Germline copy number variants (CNVs) increase risk for many diseases, yet detection of CNVs and quantifying their contribution to disease risk in large-scale studies is challenging. We developed an approach called CNPBayes to identify latent batch effects, to provide probabilistic estimates of integer copy number across the estimated batches, and to fully integrate the copy number uncertainty in the association model for disease. We demonstrate this approach in a Pancreatic Cancer Case Control study of 7,598 participants where the major sources of technical variation were not captured by study site and varied across the genome. Candidate associations aided by this approach include deletions of 8q24 near regulatory elements of the tumor oncogene MYC and of Tumor Supressor Candidate 3 (TUSC3). This study provides a robust Bayesian inferential framework for estimating copy number and evaluating the role of copy number in heritable diseases.
Methods
The Pancreatic Cancer Case and Control ConsortiumClinical and demographic characteristics of the cases and controls in PanC4 and recruitment methods have been previously described [20]. All samples were processed using GenomeStudio (version 2011.1, Genotyping Module 1.9.4). For GC-correction, we sampled a random subset of 30,000 Illumina probes, fit LOESS with span 1/3 to the scatterplot of log 2 R ratios and probe GC content, and predicted the log 2 R ratios for the full probeset from the LOESS model. For spatial correction, we applied LOESS to the GC-corrected log 2 R ratios at SNPs with balanced allele frequencies (0.4 < BAF < 0.6) ordered by genomic position within each chromosome arm and predicted the GC-corrected log 2 R ratios for the full probeset, including SNPs with imbalanced allele frequencies. The residuals from the spatial LOESS were used in all downstream analyses with CNPBayes.
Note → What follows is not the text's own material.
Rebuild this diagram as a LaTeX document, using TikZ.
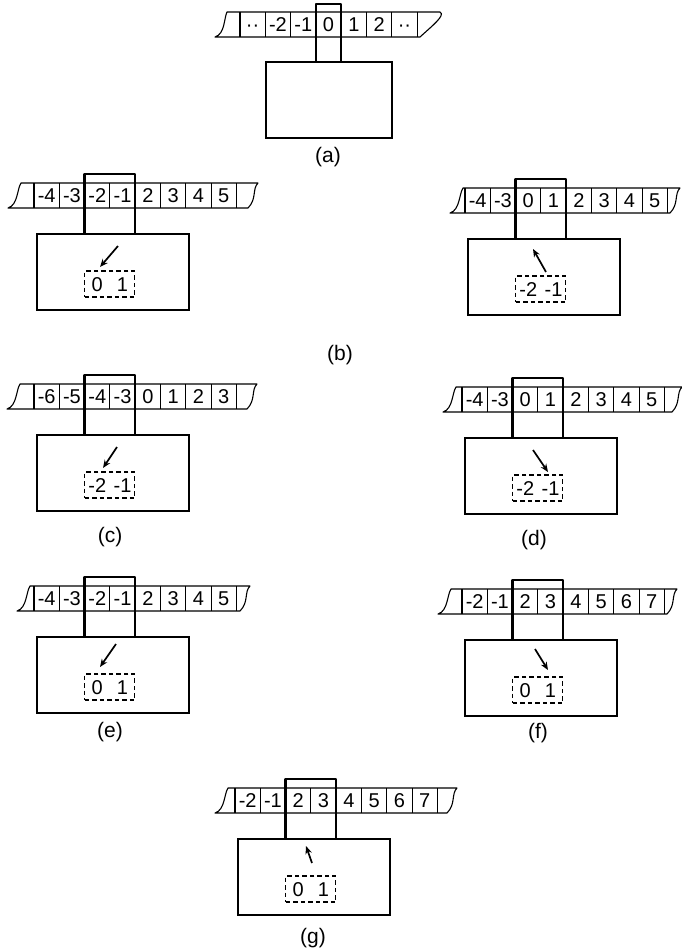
\documentclass[tikz,border=0pt]{standalone}
\usepackage{fontspec}
\newfontfamily\tapefont{Liberation Sans}
\usetikzlibrary{arrows.meta}
\newcommand{\cellw}{25.3}
\tikzset{
	tape/.style   ={line width=1.1pt, line join=round},
	headwin/.style={line width=2.4pt, line join=round},
	unit/.style   ={rectangle, draw, line width=2.4pt, minimum width=152pt, minimum height=76pt, anchor=north west, inner sep=0pt},
	reg/.style    ={rectangle, draw, dash pattern=on 4.5pt off 3pt, line width=1.1pt, minimum width=50pt, minimum height=26pt, inner sep=0pt},
	num/.style    ={font=\tapefont\fontsize{20}{20}\selectfont, inner sep=0pt, text height=14.3pt, text depth=0pt},
	caption/.style={font=\tapefont\fontsize{21}{21}\selectfont, inner sep=0pt},
	move/.style   ={-{Stealth[length=8pt, width=6.5pt]}, line width=1.7pt},
}
% one machine: torn tape, reading window, control box, dashed register, arrow
% #1 name, #2 shift, #3 left tear, #4 right tear, #5 cells, #6 #7 register, #8 #9 arrow
\newcommand{\tapeframe}[9]{%
	\begin{scope}[shift={#2}]
		\draw[tape] (#3+13,0) -- (#4,0) .. controls (#4-6,6) and (#4-1,16) .. (#4-10,25)
			-- (#3,25) .. controls (#3+10,22) and (#3+9,6) .. (#3+13,0) -- cycle;
		\foreach \i in {0,...,8} \draw[tape] (\i*\cellw,0) -- (\i*\cellw,25);
		\foreach \t [count=\i from 0] in {#5}
			\node[num] (#1-c\i) at ({(\i+0.5)*\cellw},12.5) {\t};
		\node[unit] (#1-box) at (2,50) {};
		\draw[headwin] (2*\cellw,50) -- (2*\cellw,-9) -- (4*\cellw,-9) -- (4*\cellw,50);
		\node[reg] (#1-reg) at (3*\cellw,101) {};
		\node[num] (#1-r0) at (2.5*\cellw,101) {#6};
		\node[num] (#1-r1) at (3.5*\cellw,101) {#7};
		\coordinate (#1-from) at #8;
		\coordinate (#1-to) at #9;
		\draw[move] (#1-from) -- (#1-to);
	\end{scope}}

\begin{document}
\begin{tikzpicture}[x=1pt, y=-1pt]
	\useasboundingbox (0,0) rectangle (682,951);
	% (a) starting position
	\begin{scope}[shift={(240,12)}]
		\draw[tape] (-13,0) -- (200,0) .. controls (206,3) and (192,14) .. (180,25)
			-- (-25,25) .. controls (-15,22) and (-16,6) .. (-13,0) -- cycle;
		\foreach \i in {0,...,7} \draw[tape] (\i*\cellw,0) -- (\i*\cellw,25);
		\foreach \t [count=\i from 0] in {··,-2,-1,0,1,2,··}
			\node[num] (a-c\i) at ({(\i+0.5)*\cellw},12.5) {\t};
		\node[unit, minimum width=126pt] (a-box) at (25,49) {};
		\draw[headwin] (3*\cellw,49) -- (3*\cellw,-8) -- (4*\cellw,-8) -- (4*\cellw,49);
	\end{scope}
	\node[caption] (a-lab) at (328,157) {(a)};
	% (b)
	\tapeframe{b1}{(34,183)}{-26}{224}{-4,-3,-2,-1,2,3,4,5}{0}{1}{(84,63)}{(66,84)}
	\tapeframe{b2}{(465,188)}{-15}{215}{-4,-3,0,1,2,3,4,5}{-2}{-1}{(81,84)}{(68,61)}
	\node[caption] (b-lab) at (340,355) {(b)};
	% (c) and (d)
	\tapeframe{c}{(34,384)}{-27}{223}{-6,-5,-4,-3,0,1,2,3}{-2}{-1}{(83,63)}{(69,84)}
	\node[caption] (c-lab) at (110,537) {(c)};
	\tapeframe{d}{(462,387)}{-19}{220}{-4,-3,0,1,2,3,4,5}{-2}{-1}{(71,63)}{(86,85)}
	\node[caption] (d-lab) at (534,540) {(d)};
	% (e) and (f)
	\tapeframe{e}{(34,586)}{-17}{216}{-4,-3,-2,-1,2,3,4,5}{0}{1}{(82,58)}{(66,81)}
	\node[caption] (e-lab) at (110,732) {(e)};
	\tapeframe{f}{(462,589)}{-24}{215}{-2,-1,2,3,4,5,6,7}{0}{1}{(73,60)}{(86,81)}
	\node[caption] (f-lab) at (538,733) {(f)};
	% (g)
	\tapeframe{g}{(235,788)}{-20}{222}{-2,-1,2,3,4,5,6,7}{0}{1}{(77,75)}{(71,58)}
	\node[caption] (g-lab) at (313,938) {(g)};
\end{tikzpicture}
\end{document}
CNV regions:CNV regions identified for further analysis by CNPBayes were obtained from the collection of CNVs identified from a hidden Markov model as well as known CNV regions from the 1000 Genomes Project.For the former, we fit a 5-state hidden Markov model implemented in the R package VanillaICE (version 1.40.0) using default parameter settings [35]. To obtain a high confidence call set, we removed CNVs with fewer than 10 probes, CNVs with posterior probability less than 0.9, and restricted inference to autosomal chromosomes. To assess the effect of spatial adjustment on copy number inference, we stratified the samples into deciles of median absolute deviation and autocorrelation and compared the results of the 5-state hidden Markov model fit after GC-correction to the CNVs identified after spatial correction. Concordance of CNVs identified by the hidden Markov models was defined by ≥ 50% reciprocal overlap [36]. 9 CNV regions were defined by the set of non-overlapping disjoint intervals across the pooled set of all CNVs from cases and controls. We computed the number of subjects with a CNV overlapping each disjoint interval, retaining intervals where CNVs were identified in at l...